Letzte Zuckungen vor Europawahl FDP greift alle an
10.05.2014, 18:27 UhrDie FDP ist von der Bildfläche verschwunden: Raus aus dem Bundestag, in derzeitigen Umfragen bei drei bis vier Prozent - also noch weniger als vor acht Monaten. Im Europawahlkampf bezeichnen die Redner der FDP die anderen Parteien als Versager.
Mit kämpferischen Tönen hat FDP-Chef Christian Lindner seine in den Umfragen schwächelnde Partei auf die heiße Phase des Europawahlkampfs eingestimmt. In ungewöhnlich scharfen Worten rückte Lindner in seiner Rede vor den mehr als 660 Delegierten des Dresdner Parteitags die europakritische AfD in die Nähe der rechten Republikaner. Der Großen Koalition warf er Versagen vor.
Nach ihrem historischen Ausscheiden aus dem Bundestag vor gut acht Monaten hatte sich die FDP unter Führung Lindners personell neu aufgestellt. Die Europawahl gilt als erste Bewährungsprobe. Mit Umfragewerten von drei bis vier Prozent muss sich die FDP allerdings auf Verluste einstellen.
Lindner räumte in seiner Rede ein, dass der FDP nach dem Ausscheiden aus dem Bundestag noch ein schwieriger Weg bevorstehe. Nach einer Phase der Orientierung werde die Partei nun wieder in die Offensive gehen. Die FDP-Anhänger rief er auf, "mit Selbstbewusstsein und Souveränität" in die kommenden Wahlkämpfe zu gehen. Die FDP werde keine Wahl verloren geben und "die Phase der außerparlamentarischen Opposition überwinden".
"Republikaner reloaded"
Einen offensiven Ton schlug der Parteichef dann in Bezug auf die politischen Gegner an und nahm dabei besonders die AfD aufs Korn. Deren Programm sei in Wahrheit "Republikaner reloaded", sagte er mit Blick auf Parallelen bei Forderungen nach dem "Selbstbestimmungrecht der Deutschen" und in der Ablehnung von Zuwanderung.
Seine FDP positionierte Lindner als proeuropäische Kraft. Er kritisierte andere Parteien, die mit "Opportunismus" auf das Auftauchen der AfD geantwortet und ihre "europapolitischen Gerichte mit einer Prise Skepsis" gewürzt hätten. Die Krise in der Ukraine habe den Blick auf Europa geändert, sagte Lindner. Im Zuge der Finanzkrise hätten manche gefordert, in der EU oder der Währungsunion wieder getrennte Wege zu gehen. "Wenn es dazu gekommen wäre, wo stünden wir dann angesichts dieser Herausforderung?"

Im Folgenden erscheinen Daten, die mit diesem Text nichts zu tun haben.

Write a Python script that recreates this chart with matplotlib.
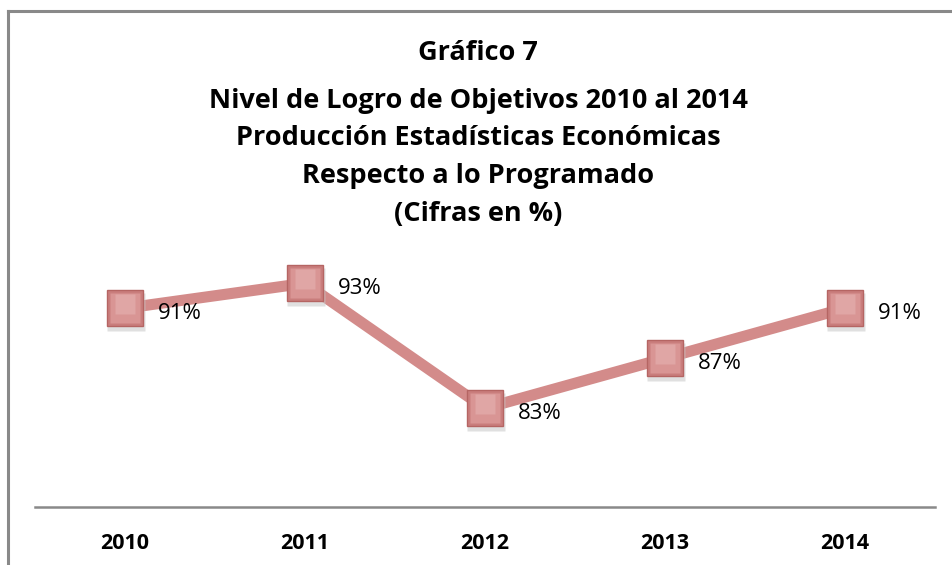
import matplotlib
matplotlib.use("Agg")
import matplotlib.pyplot as plt
from matplotlib.lines import Line2D

years = ["2010", "2011", "2012", "2013", "2014"]
values = [91, 93, 83, 87, 91]
labels = ["91%", "93%", "83%", "87%", "91%"]
title_lines = ["Gráfico 7",
               "Nivel de Logro de Objetivos 2010 al 2014",
               "Producción Estadísticas Económicas",
               "Respecto a lo Programado",
               "(Cifras en %)"]

W, H = 953, 565
fig = plt.figure(figsize=(W / 100, H / 100), dpi=100)
fig.patch.set_facecolor("white")

# border
fig.add_artist(Line2D([8.5 / W, 8.5 / W], [0, 1 - 11 / H], transform=fig.transFigure,
                      color="#898989", lw=2.2))
fig.add_artist(Line2D([8.5 / W, 1], [1 - 11 / H, 1 - 11 / H], transform=fig.transFigure,
                      color="#898989", lw=2.2))

ax_left, ax_right = 35, 935
ax_bottom, ax_top = 507, 250
ax = fig.add_axes([ax_left / W, 1 - ax_bottom / H, (ax_right - ax_left) / W, (ax_bottom - ax_top) / H])
x = list(range(len(years)))
ax.set_xlim(-0.5, len(years) - 0.5)
ax.set_ylim(75.1, 95.66)

ax.plot(x, values, color="#D38B8A", lw=8, solid_capstyle="butt", zorder=2)
# marker shadows
ax.plot([xi + 0.008 for xi in x], [v - 0.3 for v in values], ls="none", marker="s",
        markersize=27, markerfacecolor="#C8C8C8", markeredgecolor="none", alpha=0.55, zorder=3)
ax.plot(x, values, ls="none", marker="s", markersize=26,
        markerfacecolor="#C97D7C", markeredgecolor="#B56563", markeredgewidth=1.0, zorder=4)
ax.plot(x, values, ls="none", marker="s", markersize=21,
        markerfacecolor="#D99594", markeredgecolor="none", zorder=5)
ax.plot(x, [v + 0.35 for v in values], ls="none", marker="s", markersize=14,
        markerfacecolor="#E2ABAA", markeredgecolor="none", alpha=0.8, zorder=6)

for xi, v, lab in zip(x, values, labels):
    ax.annotate(lab, (xi, v), xytext=(24, -4), textcoords="offset points",
                ha="left", va="center", fontsize=16, family="Open Sans", color="black", zorder=7)

for s in ["top", "right", "left"]:
    ax.spines[s].set_visible(False)
ax.spines["bottom"].set_color("#898989")
ax.spines["bottom"].set_linewidth(1.8)
ax.set_yticks([])
ax.set_xticks(x)
ax.set_xticklabels(years, fontsize=15.5, fontweight="bold", family="Open Sans")
ax.tick_params(axis="x", length=0, pad=19)
ax.patch.set_alpha(0)

ys = [53, 101, 138, 176, 214]
for t, yy in zip(title_lines, ys):
    fig.text(478 / W, 1 - yy / H, t, ha="center", va="center", fontsize=19.5,
             fontweight="bold", family="Open Sans")

fig.savefig("out.png", dpi=100)
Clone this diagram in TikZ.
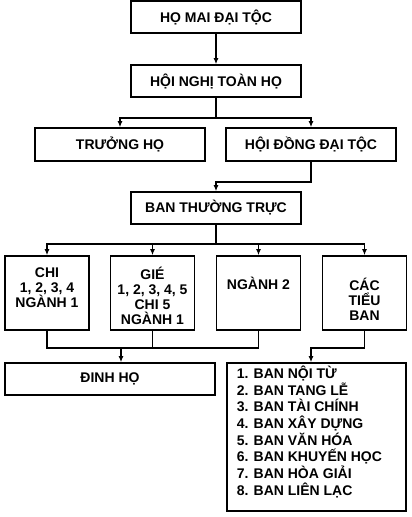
\documentclass[tikz,border=0pt]{standalone}
\usepackage{fontspec}
\setmainfont{Liberation Sans}
\usetikzlibrary{arrows.meta}
\begin{document}
\lineskiplimit=-100pt
\begin{tikzpicture}[x=1pt,y=-1pt,line width=1.6pt,
    box/.style={draw,rectangle,minimum width=170pt,minimum height=32pt,inner sep=0pt,font=\fontsize{14}{15}\selectfont\bfseries},
    tall/.style={draw,rectangle,minimum width=84pt,minimum height=74pt,inner sep=0pt},
    lbl/.style={inner sep=0pt,align=center,font=\fontsize{14}{15}\selectfont\bfseries},
    arr/.style={-{Latex[length=6pt,width=5pt]}}]
        \useasboundingbox (0,0) rectangle (412,517);
        \draw (216,17)    node[box] (ho) {HỌ MAI ĐẠI TỘC};
        \draw (216,81)    node[box] (hoinghi) {HỘI NGHỊ TOÀN HỌ};
        \draw (120,144.5) node[box,minimum height=33pt] (truongho) {TRƯỞNG HỌ};
        \draw (311,144.5) node[box,minimum height=33pt] (hoidong) {HỘI ĐỒNG ĐẠI TỘC};
        \draw (216,208)   node[box] (bantt) {BAN THƯỜNG TRỰC};
        \draw (47,293)    node[tall] (chi) {};
        \draw (152.5,293) node[tall] (gie) {};
        \draw (258.5,293) node[tall] (nganh) {};
        \draw (364.5,293) node[tall] (tieuban) {};
        \draw (110,379)   node[box,minimum width=210pt] (dinhho) {ĐINH HỌ};
        \draw (316.5,437) node[draw,rectangle,minimum width=179pt,minimum height=148pt] (dsban) {};
        \node[lbl] (chit) at (47,288) {CHI\\1, 2, 3, 4\\NGÀNH 1};
        \node[lbl] (giet) at (152.5,295.5) {GIÉ\\1, 2, 3, 4, 5\\CHI 5\\NGÀNH 1};
        \node[lbl] (nganht) at (258.5,283) {NGÀNH 2};
        \node[lbl] (tieubant) at (364.5,299) {CÁC\\TIỂU\\BAN};
        \node[lbl,align=left,anchor=north west,font=\fontsize{14}{16.7}\selectfont\bfseries] (dsbant) at (236,365)
            {1. BAN NỘI TỪ\\2. BAN TANG LỄ\\3. BAN TÀI CHÍNH\\4. BAN XÂY DỰNG\\5. BAN VĂN HÓA\\6. BAN KHUYẾN HỌC\\7. BAN HÒA GIẢI\\8. BAN LIÊN LẠC};
        \coordinate (j1) at (216,118);
        \coordinate (j2) at (311,182);
        \coordinate (j3) at (216,244);
        \coordinate (j4) at (121,348);
        \coordinate (j5) at (311,348);
        \draw[arr] (ho) -- (hoinghi);
        \draw (hoinghi) -- (j1);
        \draw[arr] (j1) -| (truongho);
        \draw[arr] (j1) -| (hoidong);
        \draw[arr] (hoidong) -- (j2) -| (bantt);
        \draw (bantt) -- (j3);
        \foreach \n in {chi,gie,nganh,tieuban}
            \draw[arr] (j3) -| (\n);
        \foreach \n in {chi,gie,nganh}
            \draw (\n) |- (j4);
        \draw[arr] (j4) -- (j4 |- dinhho.north);
        \draw[arr] (tieuban) |- (j5) -- (j5 |- dsban.north);
    \end{tikzpicture}
\end{document}
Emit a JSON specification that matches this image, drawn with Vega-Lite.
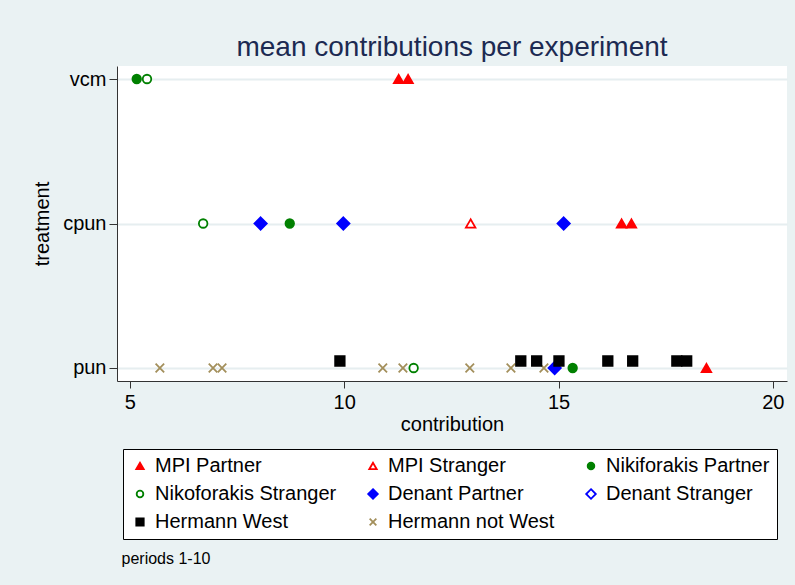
{
  "$schema": "https://vega.github.io/schema/vega-lite/v6.json",
  "width": 670,
  "height": 315,
  "autosize": "none",
  "padding": {"left": 117, "top": 66, "right": 8, "bottom": 204},
  "background": "#eaf2f3",
  "config": {
    "font": "Liberation Sans",
    "view": {"fill": "white", "stroke": null},
    "axis": {"domainColor": "#333333", "tickColor": "#333333", "labelColor": "black", "titleColor": "black", "labelFontSize": 20, "titleFontSize": 20, "titleFontWeight": "normal", "labelFont": "Liberation Sans", "titleFont": "Liberation Sans"},
    "legend": {"labelFont": "Liberation Sans", "labelFontSize": 20, "labelColor": "black"}
  },
  "title": {"text": "mean contributions per experiment", "fontSize": 28, "fontWeight": "normal", "color": "#1c2a52", "anchor": "middle", "offset": 4, "font": "Liberation Sans"},
  "data": {"values": [
    {"series": "MPI Partner", "treatment": "vcm", "contribution": 11.27},
    {"series": "MPI Partner", "treatment": "vcm", "contribution": 11.49},
    {"series": "MPI Partner", "treatment": "cpun", "contribution": 16.47},
    {"series": "MPI Partner", "treatment": "cpun", "contribution": 16.70},
    {"series": "MPI Partner", "treatment": "pun", "contribution": 18.45},
    {"series": "MPI Stranger", "treatment": "cpun", "contribution": 12.95},
    {"series": "Nikiforakis Partner", "treatment": "vcm", "contribution": 5.16},
    {"series": "Nikiforakis Partner", "treatment": "cpun", "contribution": 8.73},
    {"series": "Nikiforakis Partner", "treatment": "pun", "contribution": 15.33},
    {"series": "Nikoforakis Stranger", "treatment": "vcm", "contribution": 5.40},
    {"series": "Nikoforakis Stranger", "treatment": "cpun", "contribution": 6.71},
    {"series": "Nikoforakis Stranger", "treatment": "pun", "contribution": 11.62},
    {"series": "Denant Partner", "treatment": "cpun", "contribution": 8.05},
    {"series": "Denant Partner", "treatment": "cpun", "contribution": 9.98},
    {"series": "Denant Partner", "treatment": "cpun", "contribution": 15.12},
    {"series": "Denant Partner", "treatment": "pun", "contribution": 14.91},
    {"series": "Hermann West", "treatment": "pun", "contribution": 9.90},
    {"series": "Hermann West", "treatment": "pun", "contribution": 14.12},
    {"series": "Hermann West", "treatment": "pun", "contribution": 14.49},
    {"series": "Hermann West", "treatment": "pun", "contribution": 15.01},
    {"series": "Hermann West", "treatment": "pun", "contribution": 16.15},
    {"series": "Hermann West", "treatment": "pun", "contribution": 16.73},
    {"series": "Hermann West", "treatment": "pun", "contribution": 17.76},
    {"series": "Hermann West", "treatment": "pun", "contribution": 17.99},
    {"series": "Hermann not West", "treatment": "pun", "contribution": 5.70},
    {"series": "Hermann not West", "treatment": "pun", "contribution": 6.94},
    {"series": "Hermann not West", "treatment": "pun", "contribution": 7.15},
    {"series": "Hermann not West", "treatment": "pun", "contribution": 10.90},
    {"series": "Hermann not West", "treatment": "pun", "contribution": 11.37},
    {"series": "Hermann not West", "treatment": "pun", "contribution": 12.93},
    {"series": "Hermann not West", "treatment": "pun", "contribution": 13.89},
    {"series": "Hermann not West", "treatment": "pun", "contribution": 14.66}
  ]},
  "layer": [
    {
      "transform": [{"filter": "datum.series !== 'Hermann West'"}],
      "mark": {"type": "point", "size": 90, "strokeWidth": 1.8, "opacity": 1},
      "encoding": {
        "x": {"field": "contribution", "type": "quantitative", "scale": {"domain": [4.7, 20.33], "nice": false, "zero": false},
              "axis": {"orient": "bottom", "values": [5, 10, 15, 20], "grid": false, "tickSize": 7, "labelPadding": 4, "title": "contribution", "titlePadding": 2, "domainWidth": 1, "tickWidth": 1}},
        "y": {"field": "treatment", "type": "nominal", "scale": {"type": "point", "domain": ["vcm", "cpun", "pun"], "padding": 0.09},
              "axis": {"title": "treatment", "grid": true, "gridColor": "#e6eef0", "gridWidth": 2, "tickSize": 8, "labelPadding": 3, "titlePadding": 10, "labelAngle": 0}},
        "shape": {"field": "series", "type": "nominal",
                  "scale": {"domain": ["MPI Partner", "MPI Stranger", "Nikiforakis Partner", "Nikoforakis Stranger", "Denant Partner", "Denant Stranger", "Hermann West", "Hermann not West"],
                            "range": ["triangle-up", "triangle-up", "M-0.9,0A0.9,0.9 0 1,0 0.9,0A0.9,0.9 0 1,0 -0.9,0Z", "M-0.9,0A0.9,0.9 0 1,0 0.9,0A0.9,0.9 0 1,0 -0.9,0Z", "M0,-1.3L1.3,0L0,1.3L-1.3,0Z", "M0,-1.3L1.3,0L0,1.3L-1.3,0Z", "square", "M-0.9,-0.9L0.9,0.9M-0.9,0.9L0.9,-0.9"]},
                  "legend": {"title": null, "orient": "none", "legendX": 6, "legendY": 383, "direction": "horizontal", "columns": 3, "fillColor": "white", "strokeColor": "black", "padding": 7, "columnPadding": 26, "rowPadding": 8, "symbolSize": 55, "labelOffset": 5, "symbolStrokeWidth": 1.8, "labelLimit": 300}},
        "stroke": {"field": "series", "type": "nominal",
                   "scale": {"domain": ["MPI Partner", "MPI Stranger", "Nikiforakis Partner", "Nikoforakis Stranger", "Denant Partner", "Denant Stranger", "Hermann West", "Hermann not West"],
                             "range": ["#ff0000", "#ff0000", "#008000", "#008000", "#0000ff", "#0000ff", "#000000", "#a38f5b"]},
                   "legend": {"title": null}},
        "fill": {"field": "series", "type": "nominal",
                 "scale": {"domain": ["MPI Partner", "MPI Stranger", "Nikiforakis Partner", "Nikoforakis Stranger", "Denant Partner", "Denant Stranger", "Hermann West", "Hermann not West"],
                           "range": ["#ff0000", "white", "#008000", "white", "#0000ff", "white", "#000000", "transparent"]},
                 "legend": {"title": null}}
      }
    },
    {
      "transform": [{"filter": "datum.series === 'Hermann West'"}],
      "mark": {"type": "point", "size": 90, "strokeWidth": 1.8, "opacity": 1, "yOffset": -7},
      "encoding": {
        "x": {"field": "contribution", "type": "quantitative",
              "axis": {"orient": "bottom", "title": "periods 1-10", "labels": false, "ticks": false, "domain": false, "grid": false, "titleX": 4, "titleY": 177, "titleAlign": "left", "titleBaseline": "middle", "titleFontSize": 16, "titleAngle": 0}},
        "y": {"field": "treatment", "type": "nominal"},
        "shape": {"field": "series", "type": "nominal"},
        "stroke": {"field": "series", "type": "nominal"},
        "fill": {"field": "series", "type": "nominal"}
      }
    }
  ],
  "resolve": {"axis": {"x": "independent"}}
}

Die Sozialdemokraten "sind die Zocker"
Lindner griff auch die Große Koalition scharf an, die nach dem Motto "Was kostet die Welt?" mit der milliardenteuren Rente mit 63 in die Sozialkassen greife und damit den Generationenvertrag gefährde. Mit ihren Ausgabeplänen wette Rot-Schwarz auf niedrige Zinsen und gutes Wachstum, kritisierte Lindner: "Die SPD hat immer auf die Zocker in der Finanzwelt geschimpft, jetzt sitzen die Zocker in der Regierung." In einem mit großer Mehrheit verabschiedeten Antrag sprach sich die FDP dafür aus, dass Beschäftigte künftig ab 60 selber entscheiden sollen, wie viel und wie lange sie noch arbeiten wollen.
Nach seinen anderthalbstündigen Ausführungen erhielt Lindner kräftigen, aber kurzen Applaus. Die Delegierten berieten später in Arbeitsgruppen darüber, wie die FDP durch neue Mitwirkungsmöglichkeiten und aktivere Kommunalpolitik aus der Krise kommen kann. Lindner hatte zuvor in einem Schreiben an die Führungskräfte der Partei deutlich gemacht, dass nach dem Ausscheiden aus dem Bundestag "mehr denn je" die persönliche Überzeugungskraft vor Ort entscheide.